Батов П.И. Маршал Советского Союза Константин Рокоссовский // Полководцы и военачальники Великой Отечественной. - М.: Молодая гвардия, 1970.
Не будем, впрочем, чрезмерно строги к Жукову за это происшествие. Жуков чувствовал свою ответственность за оборону Москвы - и потому беспощадно пресекал попытки подчинённых командармов действовать через голову командующего фронтом. И признаем очевидный факт, с которым в итоге вынужден был согласиться и Рокоссовский: несмотря на все издержки, Жукову таки удалось организовать оборону Москвы и остановить врага.
Рокоссовский рассчитывал использовать для разгрома окружённой армии Паулюса гвардейскую армию Малиновского, которую просил передать в состав своего фронта. Однако, в этом ему отказали - гвардейцы Малиновского были нужны на внешнем фронте окружения, откуда на выручку Паулюсу рвался Манштейн фон Левински. Малиновский со своей задачей справился: Манштейна отбросил.

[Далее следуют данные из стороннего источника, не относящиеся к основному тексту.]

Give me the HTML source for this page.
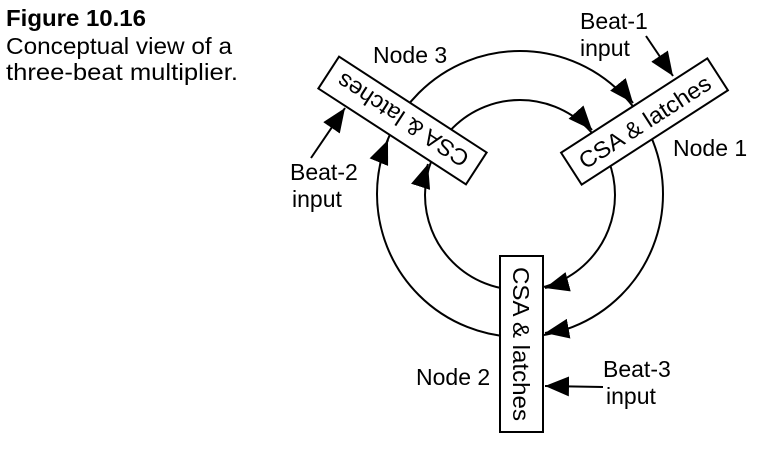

А Рокоссовскому против Паулюса пришлось обходиться без помощи такого опытного военачальника, как Малиновский. И он тоже справился со своей задачей.
Батов П.И. Указ. соч.
В период Битвы за Берлин 2-й Белорусский фронт Рокоссовского разгромил немецкие войска, угрожавшие правому флангу нацеленной на Берлин советской группировки. Ю.А. Никифоров пишет по этому поводу: "Выход 2-го Белорусского фронта к морю у Данцига, Кольберга, Свинемюнде и Ростока лишил противника возможности перебрасывать войска из Курляндии, Норвегии и Дании на помощь Берлину".